Stochastic dynamic programming optimization model for operations planning of a multireservoir hydroelectric system Ayad, Amr


This thesis presents a Stochastic Dynamic Programming (SDP) modeling algorithm to model six hydropower plants in British Columbia (BC), Canada. The main output of the algorithm is the water value function for the two biggest reservoirs in BC, Williston and Kinbasket reservoirs. The AMPL programming language was used to implement the algorithm. Extensive testing has shown that the program is able to solve the problem producing acceptable water value and marginal value functions up to a problem size of ~ 164 million states per time step using the computing resources available on one of the BC Hydro’s servers. The objective of the work presented here was to assess the sensitivity of solution efficiency and precision for several storage state and decision space discretizations. The impact of introducing a storage state-space corridor, as an alternative of the traditional fixed storage state-space, was investigated. In addition, the sensitivity of the modeling results to different spill penalty values was analyzed. It was found that finer state-space increments give more precise results but the granularity was limited to the computing resources available.
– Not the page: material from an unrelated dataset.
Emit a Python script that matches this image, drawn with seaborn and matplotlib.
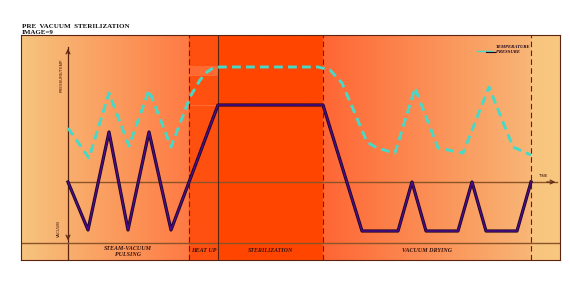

Introducing the storage state-space corridor provided several advantages; nevertheless, care should be taken in the design of such corridors so that the solution efficiency and accuracy are not jeopardized. Also, recommendations on the use of suitable spill penalty value are provided. Flexibility is one important feature of the modeling algorithm. This flexibility is a result of optimizing the algorithm and the organization of the code, which provided control over the increment of the state-spaces and the storage corridor, the ability to run the problem for one storage reservoir while fixing the state of the other storage reservoir and the ability of the user to run the model either directly on a personal computer/server using the command prompt or by using a scheduling program to optimize the use and sharing of computing assets. Further enhancements of the algorithm will enable the model developed in this thesis to handle much larger problems but will likely still suffer from the limitations due to the inherent curse of dimensionality in modeling using the SDP algorithm.